THE EXERCISE>
Include in the output only the lines from the opening of the records through the line containing "0.76, 0.86, 1.2];", each printed exactly; pictures are omitted.

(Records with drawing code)
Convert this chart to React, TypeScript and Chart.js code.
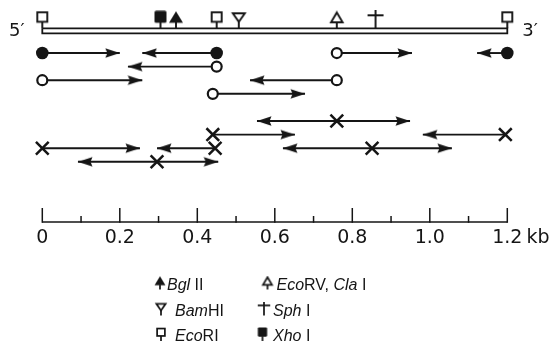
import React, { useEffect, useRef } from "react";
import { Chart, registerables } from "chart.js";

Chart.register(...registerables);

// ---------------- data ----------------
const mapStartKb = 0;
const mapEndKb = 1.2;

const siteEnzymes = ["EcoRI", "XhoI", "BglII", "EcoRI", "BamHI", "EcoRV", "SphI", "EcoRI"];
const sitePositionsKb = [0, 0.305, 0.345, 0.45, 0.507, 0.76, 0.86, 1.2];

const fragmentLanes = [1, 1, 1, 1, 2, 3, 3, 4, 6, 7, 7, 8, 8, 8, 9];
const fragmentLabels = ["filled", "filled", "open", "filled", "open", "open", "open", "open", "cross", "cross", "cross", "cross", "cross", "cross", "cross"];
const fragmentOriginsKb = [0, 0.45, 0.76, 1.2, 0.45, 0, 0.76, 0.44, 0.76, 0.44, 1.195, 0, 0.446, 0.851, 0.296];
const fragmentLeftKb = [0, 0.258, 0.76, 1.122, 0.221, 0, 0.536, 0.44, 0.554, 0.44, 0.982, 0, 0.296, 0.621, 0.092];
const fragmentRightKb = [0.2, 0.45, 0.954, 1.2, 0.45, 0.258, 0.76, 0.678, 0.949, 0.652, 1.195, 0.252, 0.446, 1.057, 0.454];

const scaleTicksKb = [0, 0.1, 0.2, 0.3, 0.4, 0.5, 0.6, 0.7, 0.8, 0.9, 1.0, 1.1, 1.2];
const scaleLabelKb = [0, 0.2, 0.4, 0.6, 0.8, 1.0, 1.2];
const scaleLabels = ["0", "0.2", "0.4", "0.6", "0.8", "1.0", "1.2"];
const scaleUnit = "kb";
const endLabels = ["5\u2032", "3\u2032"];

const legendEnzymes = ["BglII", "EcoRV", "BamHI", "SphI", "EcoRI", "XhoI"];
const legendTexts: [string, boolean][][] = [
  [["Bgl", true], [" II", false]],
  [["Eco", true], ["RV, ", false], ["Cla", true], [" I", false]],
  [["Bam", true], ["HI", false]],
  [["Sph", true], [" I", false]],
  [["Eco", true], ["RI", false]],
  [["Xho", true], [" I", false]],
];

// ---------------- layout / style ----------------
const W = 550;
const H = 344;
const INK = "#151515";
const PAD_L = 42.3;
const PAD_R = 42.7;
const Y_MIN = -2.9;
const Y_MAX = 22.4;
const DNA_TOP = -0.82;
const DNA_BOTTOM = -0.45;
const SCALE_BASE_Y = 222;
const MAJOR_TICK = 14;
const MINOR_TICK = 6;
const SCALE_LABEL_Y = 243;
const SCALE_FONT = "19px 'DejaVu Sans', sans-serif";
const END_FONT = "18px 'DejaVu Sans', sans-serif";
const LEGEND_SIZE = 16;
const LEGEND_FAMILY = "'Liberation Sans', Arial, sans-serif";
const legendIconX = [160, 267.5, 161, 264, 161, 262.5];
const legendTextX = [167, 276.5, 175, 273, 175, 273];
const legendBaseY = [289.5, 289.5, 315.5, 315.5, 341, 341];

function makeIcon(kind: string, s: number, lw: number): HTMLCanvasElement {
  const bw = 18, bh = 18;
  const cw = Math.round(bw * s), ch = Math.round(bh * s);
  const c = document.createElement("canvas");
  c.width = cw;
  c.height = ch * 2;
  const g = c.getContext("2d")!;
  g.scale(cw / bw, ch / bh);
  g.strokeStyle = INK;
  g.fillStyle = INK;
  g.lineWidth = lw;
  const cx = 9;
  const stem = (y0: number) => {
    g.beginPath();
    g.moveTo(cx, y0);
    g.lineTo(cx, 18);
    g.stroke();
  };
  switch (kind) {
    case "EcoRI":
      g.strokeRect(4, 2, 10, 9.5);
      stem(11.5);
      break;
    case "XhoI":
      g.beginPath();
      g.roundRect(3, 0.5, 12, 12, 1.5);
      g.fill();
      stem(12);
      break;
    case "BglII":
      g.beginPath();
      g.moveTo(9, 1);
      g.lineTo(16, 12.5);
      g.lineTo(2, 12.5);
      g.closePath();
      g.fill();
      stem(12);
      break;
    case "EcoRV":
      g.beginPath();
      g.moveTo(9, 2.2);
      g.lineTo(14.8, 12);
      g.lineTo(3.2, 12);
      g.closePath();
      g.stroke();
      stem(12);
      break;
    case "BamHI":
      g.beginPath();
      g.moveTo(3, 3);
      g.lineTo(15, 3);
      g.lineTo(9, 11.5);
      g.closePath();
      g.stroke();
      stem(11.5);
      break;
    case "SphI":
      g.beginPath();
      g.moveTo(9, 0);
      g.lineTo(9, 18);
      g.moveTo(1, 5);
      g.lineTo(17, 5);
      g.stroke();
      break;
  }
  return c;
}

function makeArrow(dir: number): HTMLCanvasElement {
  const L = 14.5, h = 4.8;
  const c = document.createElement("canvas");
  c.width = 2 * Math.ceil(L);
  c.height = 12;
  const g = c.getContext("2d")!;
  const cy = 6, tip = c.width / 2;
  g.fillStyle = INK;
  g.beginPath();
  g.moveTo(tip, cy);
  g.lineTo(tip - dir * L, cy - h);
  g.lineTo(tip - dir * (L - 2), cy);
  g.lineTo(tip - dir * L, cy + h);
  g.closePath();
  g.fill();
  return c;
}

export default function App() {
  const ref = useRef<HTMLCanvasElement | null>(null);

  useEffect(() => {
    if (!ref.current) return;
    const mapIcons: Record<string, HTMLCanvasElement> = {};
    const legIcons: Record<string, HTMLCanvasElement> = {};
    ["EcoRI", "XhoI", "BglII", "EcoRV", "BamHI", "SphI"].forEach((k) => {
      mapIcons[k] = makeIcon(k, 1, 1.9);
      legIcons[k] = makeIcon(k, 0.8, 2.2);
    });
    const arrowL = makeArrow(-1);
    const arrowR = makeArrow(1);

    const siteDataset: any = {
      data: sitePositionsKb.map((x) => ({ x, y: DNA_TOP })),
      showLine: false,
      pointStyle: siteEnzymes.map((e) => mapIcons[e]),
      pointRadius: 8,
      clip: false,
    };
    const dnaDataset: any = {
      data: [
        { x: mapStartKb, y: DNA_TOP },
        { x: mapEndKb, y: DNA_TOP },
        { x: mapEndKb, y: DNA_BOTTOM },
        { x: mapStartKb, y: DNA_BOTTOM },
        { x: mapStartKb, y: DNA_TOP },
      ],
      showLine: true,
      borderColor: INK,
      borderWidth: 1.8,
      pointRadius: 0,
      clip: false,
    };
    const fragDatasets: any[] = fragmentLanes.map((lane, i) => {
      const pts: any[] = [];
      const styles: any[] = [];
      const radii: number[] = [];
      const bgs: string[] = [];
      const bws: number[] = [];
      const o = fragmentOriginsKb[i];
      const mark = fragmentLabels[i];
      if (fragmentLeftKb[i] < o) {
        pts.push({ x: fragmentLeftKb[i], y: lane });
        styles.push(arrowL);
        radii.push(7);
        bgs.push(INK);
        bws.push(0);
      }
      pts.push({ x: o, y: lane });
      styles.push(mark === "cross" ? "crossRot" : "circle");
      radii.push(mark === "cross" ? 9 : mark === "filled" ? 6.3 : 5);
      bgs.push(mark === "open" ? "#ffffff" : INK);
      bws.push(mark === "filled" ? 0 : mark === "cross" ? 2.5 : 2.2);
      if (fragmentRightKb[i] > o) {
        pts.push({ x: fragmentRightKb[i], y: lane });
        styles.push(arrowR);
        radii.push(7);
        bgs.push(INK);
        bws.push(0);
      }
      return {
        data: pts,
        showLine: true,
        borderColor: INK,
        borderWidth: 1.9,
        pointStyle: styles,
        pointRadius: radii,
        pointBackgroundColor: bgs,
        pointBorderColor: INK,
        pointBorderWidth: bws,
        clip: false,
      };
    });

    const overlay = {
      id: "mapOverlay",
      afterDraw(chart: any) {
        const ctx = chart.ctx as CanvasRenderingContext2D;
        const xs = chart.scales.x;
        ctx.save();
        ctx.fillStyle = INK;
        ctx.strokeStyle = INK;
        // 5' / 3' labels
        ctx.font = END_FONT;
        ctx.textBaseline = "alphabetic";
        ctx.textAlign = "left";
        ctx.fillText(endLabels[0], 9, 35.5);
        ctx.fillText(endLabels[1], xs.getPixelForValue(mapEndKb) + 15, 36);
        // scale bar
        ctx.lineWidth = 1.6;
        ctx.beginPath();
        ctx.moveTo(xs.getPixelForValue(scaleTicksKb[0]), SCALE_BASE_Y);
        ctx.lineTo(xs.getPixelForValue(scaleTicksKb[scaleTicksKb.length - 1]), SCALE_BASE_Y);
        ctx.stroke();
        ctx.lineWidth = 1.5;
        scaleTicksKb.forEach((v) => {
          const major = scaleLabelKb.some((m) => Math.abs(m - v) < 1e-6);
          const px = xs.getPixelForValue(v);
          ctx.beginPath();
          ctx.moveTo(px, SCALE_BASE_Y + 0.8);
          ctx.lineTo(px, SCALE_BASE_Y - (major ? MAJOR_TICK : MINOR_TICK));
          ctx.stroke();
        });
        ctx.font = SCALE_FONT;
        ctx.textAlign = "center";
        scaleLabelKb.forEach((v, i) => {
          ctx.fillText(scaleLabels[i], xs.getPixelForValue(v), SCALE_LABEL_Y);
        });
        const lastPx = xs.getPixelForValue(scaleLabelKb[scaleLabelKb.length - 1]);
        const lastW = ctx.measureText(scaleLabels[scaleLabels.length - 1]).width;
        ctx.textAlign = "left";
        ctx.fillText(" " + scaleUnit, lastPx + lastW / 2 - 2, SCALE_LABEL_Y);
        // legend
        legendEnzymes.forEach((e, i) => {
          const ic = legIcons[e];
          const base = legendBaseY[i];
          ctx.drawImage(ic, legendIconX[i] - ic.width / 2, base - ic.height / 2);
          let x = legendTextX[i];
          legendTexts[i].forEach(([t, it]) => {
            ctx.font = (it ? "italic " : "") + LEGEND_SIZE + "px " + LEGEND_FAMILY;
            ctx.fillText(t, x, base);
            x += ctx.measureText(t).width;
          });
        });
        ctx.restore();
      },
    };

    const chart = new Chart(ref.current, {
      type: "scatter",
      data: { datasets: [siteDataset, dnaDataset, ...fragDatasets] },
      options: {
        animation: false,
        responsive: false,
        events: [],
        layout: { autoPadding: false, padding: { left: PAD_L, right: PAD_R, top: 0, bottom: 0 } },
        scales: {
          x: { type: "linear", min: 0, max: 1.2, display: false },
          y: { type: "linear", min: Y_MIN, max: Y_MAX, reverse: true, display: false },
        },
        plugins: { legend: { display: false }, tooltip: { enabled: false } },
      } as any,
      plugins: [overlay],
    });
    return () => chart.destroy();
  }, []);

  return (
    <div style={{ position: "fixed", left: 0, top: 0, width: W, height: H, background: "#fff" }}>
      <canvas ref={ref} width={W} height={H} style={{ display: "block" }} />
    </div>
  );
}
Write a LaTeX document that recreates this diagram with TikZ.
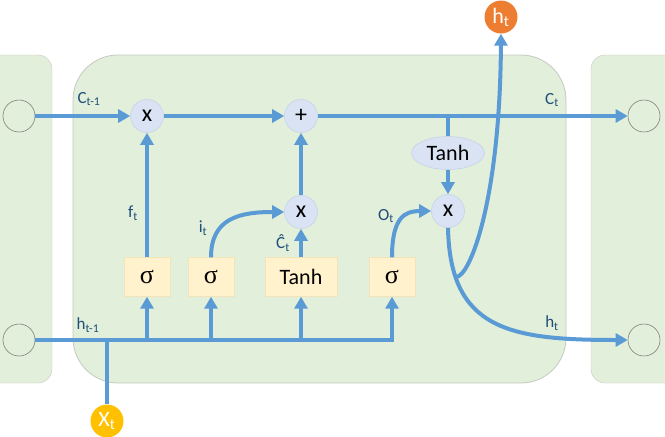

SOLUTION FOR THIS TASK>
Convert this chart to React, TypeScript and Chart.js code.
import React, { useEffect, useRef } from "react";
import { Chart, registerables } from "chart.js";

Chart.register(...registerables);

// ---------------- data ----------------
const mapStartKb = 0;
const mapEndKb = 1.2;

const siteEnzymes = ["EcoRI", "XhoI", "BglII", "EcoRI", "BamHI", "EcoRV", "SphI", "EcoRI"];
const sitePositionsKb = [0, 0.305, 0.345, 0.45, 0.507, 0.76, 0.86, 1.2];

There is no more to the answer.